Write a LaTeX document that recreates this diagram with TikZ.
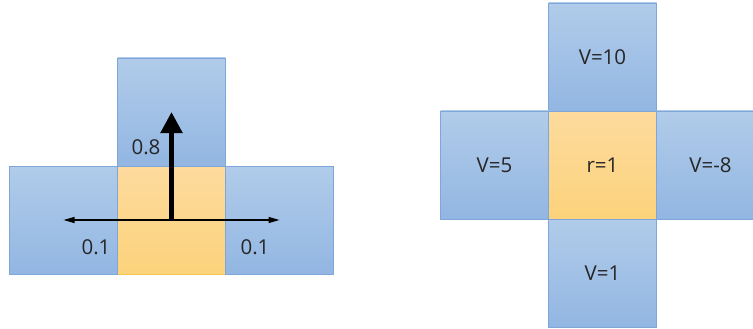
\documentclass[tikz,border=0pt]{standalone}
\usepackage{fontspec}
\setmainfont{Open Sans}
\usetikzlibrary{positioning}
\usetikzlibrary{arrows.meta}

\definecolor{bluetop}{RGB}{177,204,234}
\definecolor{bluebot}{RGB}{146,182,226}
\definecolor{blueline}{RGB}{126,166,216}
\definecolor{orgtop}{RGB}{253,219,158}
\definecolor{orgbot}{RGB}{252,210,123}
\definecolor{orgline}{RGB}{246,196,80}
\definecolor{txt}{RGB}{38,38,38}

\tikzset{
  cell/.style={minimum size=108pt, inner sep=0pt, outer sep=0pt,
    draw=blueline, line width=0.8pt, top color=bluetop, bottom color=bluebot,
    text=txt, font=\fontsize{20.5}{24}\selectfont},
  start/.style={cell, draw=orgline, top color=orgtop, bottom color=orgbot},
  prob/.style={text=txt, font=\fontsize{20.5}{24}\selectfont, inner sep=0pt},
}

\begin{document}
\begin{tikzpicture}[x=1pt, y=-1pt, node distance=0pt]
    \useasboundingbox (0,0) rectangle (753,329);

    % left: moving probabilities
    \node[start] (c) at (171.5,220) {};
    \node[cell] (u) [above=of c] {};
    \node[cell] (l) [left=of c] {};
    \node[cell] (r) [right=of c] {};

    \draw[line width=5pt, -{Triangle[width=21pt,length=21pt]}] (c.center) -- (u.center);
    \draw[line width=1.3pt, -{Triangle[width=6pt,length=11pt]}] (c.center) -- (l.center);
    \draw[line width=1.3pt, -{Triangle[width=6pt,length=11pt]}] (c.center) -- (r.center);

    \node[prob] (pu) at (146,147) {0.8};
    \node[prob] (pl) at (96,247) {0.1};
    \node[prob] (pr) at (255,247) {0.1};

    % right: values of the neighbours
    \node[start] (s) at (602.5,165) {r=1};
    \node[cell] (su) [above=of s] {V=10};
    \node[cell] (sl) [left=of s] {V=5};
    \node[cell] (sr) [right=of s] {V=-8};
    \node[cell] (sd) [below=of s] {V=1};
\end{tikzpicture}
\end{document}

### DIRECTIVE
Output an exact copy of the material, with the pictures removed.

### ANSWER TO THE EXERCISE
Write a LaTeX document that recreates this diagram with TikZ.
\documentclass[tikz,border=0pt]{standalone}
\usepackage{fontspec}
\setmainfont{Open Sans}
\usetikzlibrary{positioning}
\usetikzlibrary{arrows.meta}

\definecolor{bluetop}{RGB}{177,204,234}
\definecolor{bluebot}{RGB}{146,182,226}
\definecolor{blueline}{RGB}{126,166,216}
\definecolor{orgtop}{RGB}{253,219,158}
\definecolor{orgbot}{RGB}{252,210,123}
\definecolor{orgline}{RGB}{246,196,80}
\definecolor{txt}{RGB}{38,38,38}

\tikzset{
  cell/.style={minimum size=108pt, inner sep=0pt, outer sep=0pt,
    draw=blueline, line width=0.8pt, top color=bluetop, bottom color=bluebot,
    text=txt, font=\fontsize{20.5}{24}\selectfont},
  start/.style={cell, draw=orgline, top color=orgtop, bottom color=orgbot},
  prob/.style={text=txt, font=\fontsize{20.5}{24}\selectfont, inner sep=0pt},
}

\begin{document}
\begin{tikzpicture}[x=1pt, y=-1pt, node distance=0pt]
    \useasboundingbox (0,0) rectangle (753,329);

    % left: moving probabilities
    \node[start] (c) at (171.5,220) {};
    \node[cell] (u) [above=of c] {};
    \node[cell] (l) [left=of c] {};
    \node[cell] (r) [right=of c] {};

    \draw[line width=5pt, -{Triangle[width=21pt,length=21pt]}] (c.center) -- (u.center);
    \draw[line width=1.3pt, -{Triangle[width=6pt,length=11pt]}] (c.center) -- (l.center);
    \draw[line width=1.3pt, -{Triangle[width=6pt,length=11pt]}] (c.center) -- (r.center);

    \node[prob] (pu) at (146,147) {0.8};
    \node[prob] (pl) at (96,247) {0.1};
    \node[prob] (pr) at (255,247) {0.1};

    % right: values of the neighbours
    \node[start] (s) at (602.5,165) {r=1};
    \node[cell] (su) [above=of s] {V=10};
    \node[cell] (sl) [left=of s] {V=5};
    \node[cell] (sr) [right=of s] {V=-8};
    \node[cell] (sd) [below=of s] {V=1};
\end{tikzpicture}
\end{document}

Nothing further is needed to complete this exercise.